Crackers & Cheeseman (Part Three) – Mt Cheeseman(2031m)

“On a Mish” #58 Crackers & Cheeseman (Part Three). Mt Cheeseman(2031m). Craigieburn Forest Park. 1.9.2016. A mountain is merely a mass of mounded material. Many just look and then carry on with their business. But a few look at a mountain and wonder what the world would look like from the top. I am in the latter and, after years of free skiing and a close workplace relationship with Mt Cheeseman Ski Field I was finally standing on top of its mountain namesake…

After a quick coffee I suited up and began the slow plod up the first section of the east ridge. Scrub became snow as I climbed higher, and just below the point where the steepness eased I pulled my crampons out. Having the aid of twenty four spikes made the going much easier and amped up the awesomeness factor.

It was when putting my crampons on that I had a chance to survey the view. Up until this point I had had the view to my back, and it might have been a good thing as now, with the sun up, looking back down on the Castle Hill Basin was very mesmerising. Looking the other way would have definitely slowed me down!

Part of the relationship between Mt Cheeseman Ski Field and McEwings Ski & Board was the rental department up on the mountain. McEwings owned the gear available for rent and part of my job was tuning the gear when required. During my six years at the ski shop I tuned hundreds of skis and boards with Mt Cheeseman stickers on them.

You would think that so much exposure would draw a mountaineer to the mountain itself, however it took four years before I would tackle the peak and as I stood on the summit I really wondered why it had taken me so long!

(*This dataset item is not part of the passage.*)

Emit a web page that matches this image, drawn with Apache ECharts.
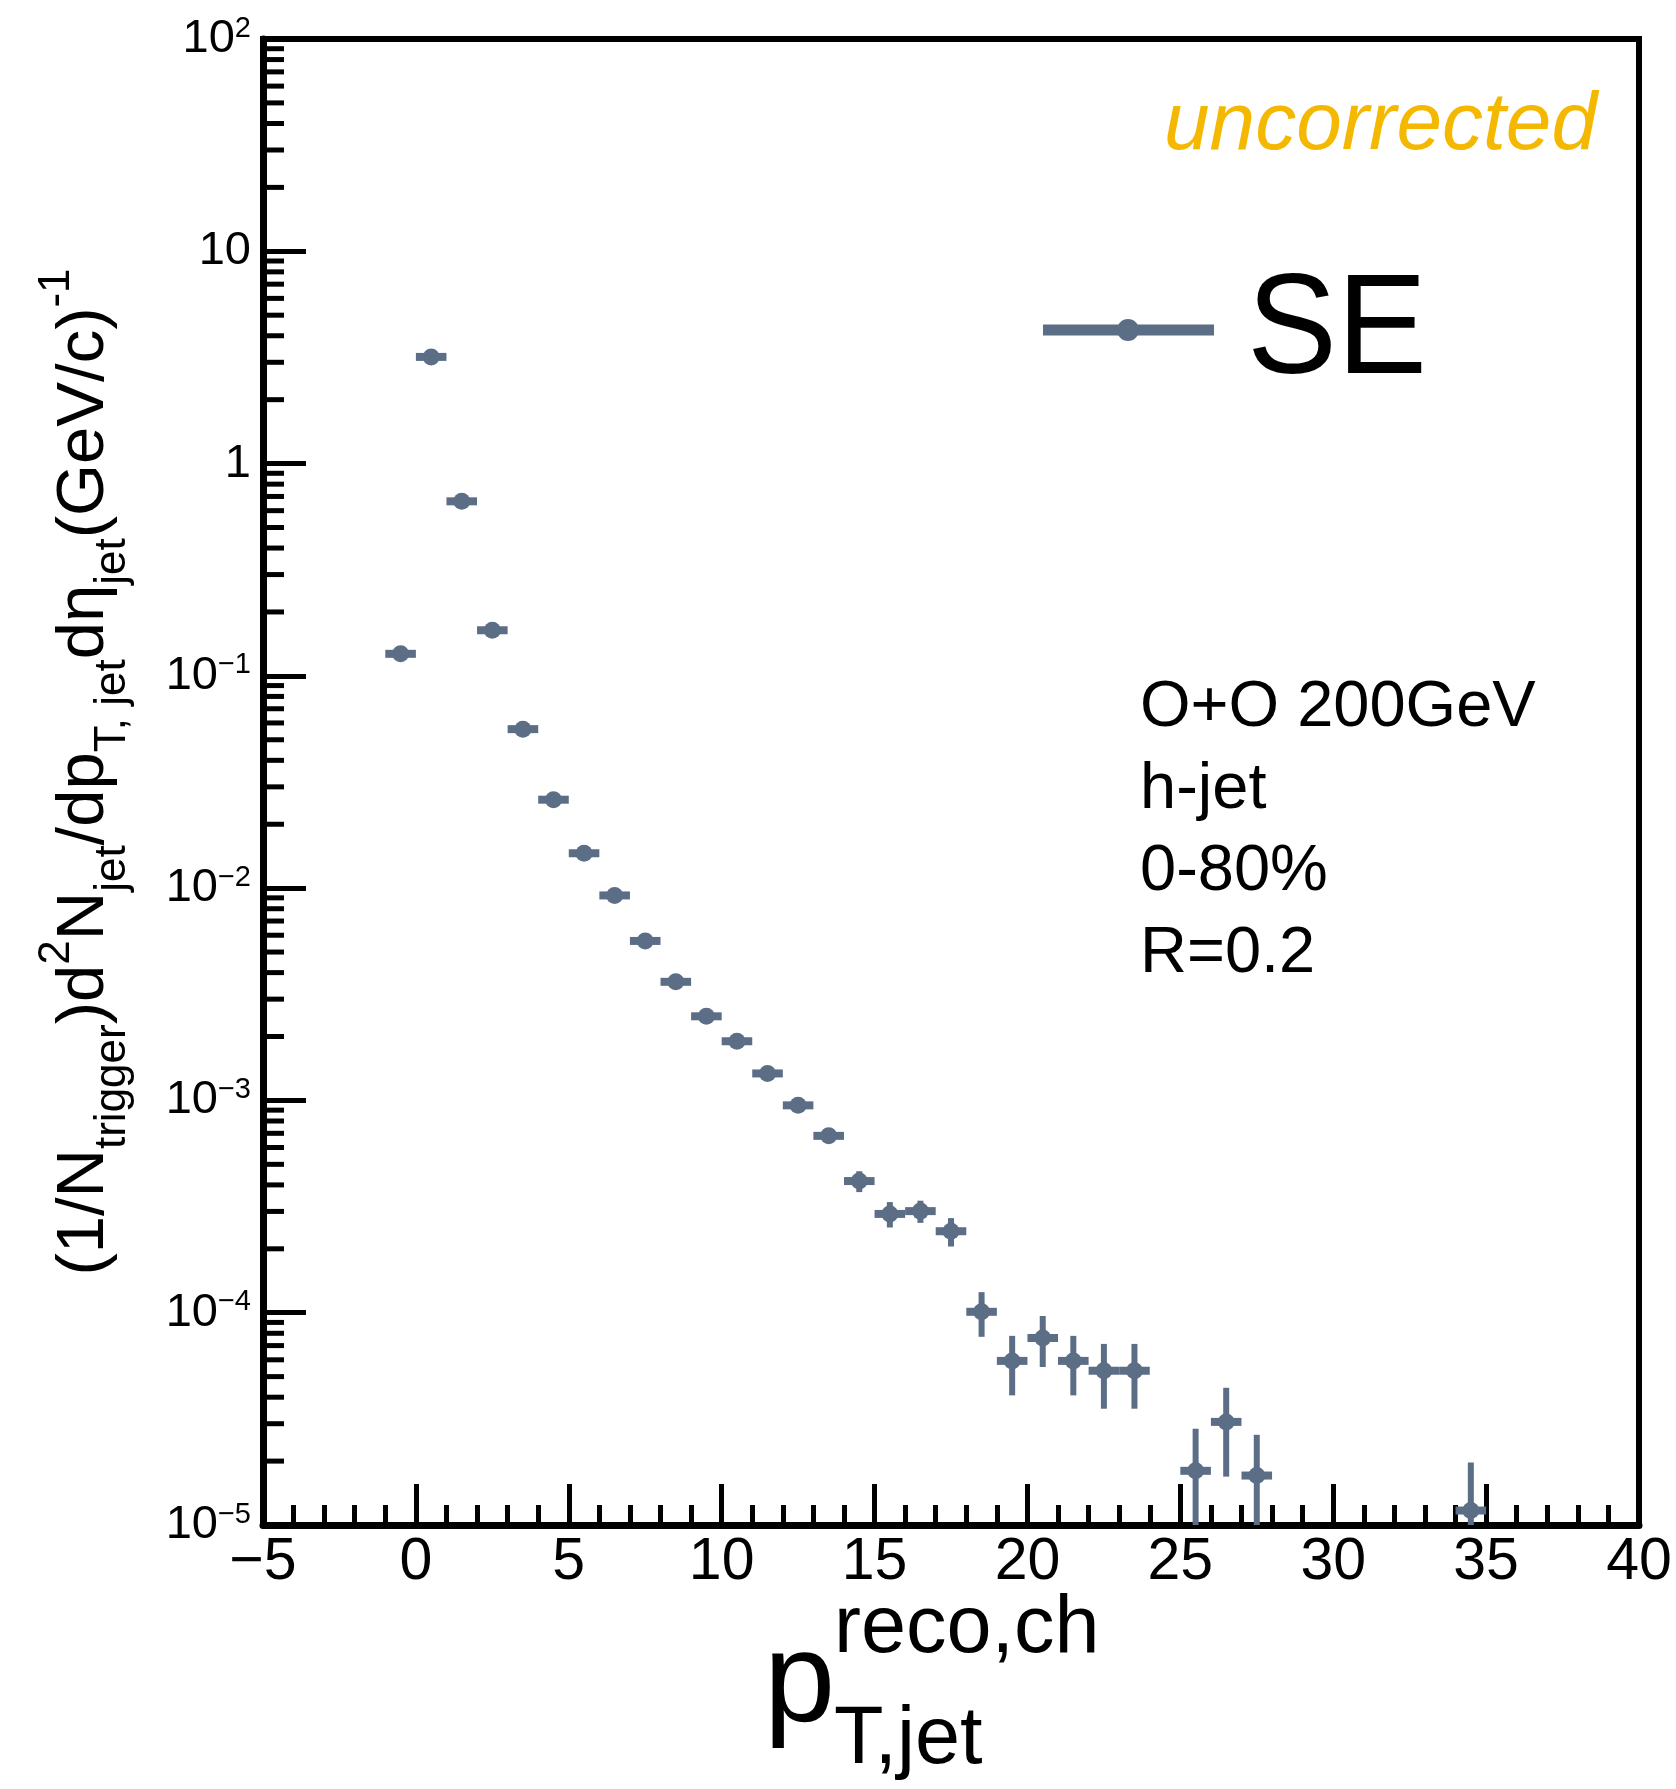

I topped out on the low peak (2025m according to my GPS), and from here I pushed through deep snow towards the mountain’s highest point. It was while I was plugging steps when I felt like I was being watched. I paused and looked around to see a tiny figure on a ridge on my right. I was looking at a skier who had ventured from the Mt Cheeseman ski area, and I’m guessing he / she was surprised when they saw a person around two kilometres from the busy ski field.

I waved and could tell their returning wave was one of surprise. The brief encounter gave me enough of a rest to continue the rest of the way along the summit ridge.

From my high point I could look along the Craigieburn Range past Mt Cockayne and the Mt Cheeseman Ski Area to Hamilton Peak(1922m) which towers over both the Broken River and Craigieburn ski fields.

By the time I had traversed from the low peak to the high the figure on the ridge of the ski field had become two. I could tell that the first was telling the second about the random dude climbing solo. Humans seem so minute when seen from a distance in the mountains.

After a quick snack I began the trek back to my campsite and I knew it would be easy, apart from a steep point just below the mountain’s eastern shoulder. It was much easier to get there due to having my steps already prepared for me by me on my way up.

The shoulder wasn’t as tricky as I expected, however a slip would not end well, and during the death slide I would probably have the time to ponder the plight I had got myself into.

Careful down climbing got me back onto the lower east ridge which I followed back down to camp.

I wasn’t surprised to find that my tent still had a good layer of frost on it and when I shook the ice off it twinkled in the late morning sunlight. I knew my tent would need to be dried out when I got back home.

From my campsite it was an easy hike back to my car at Texas Flat, and my pack was much lighter minus the drinks I had drunk and of course less the crackers and cheese. I had finally climbed the mountain whose name I had seen so often for many years. And after this mish this I could tell people about both the ski field and the mountain that it is named after.

New Zealand. What a place to explore!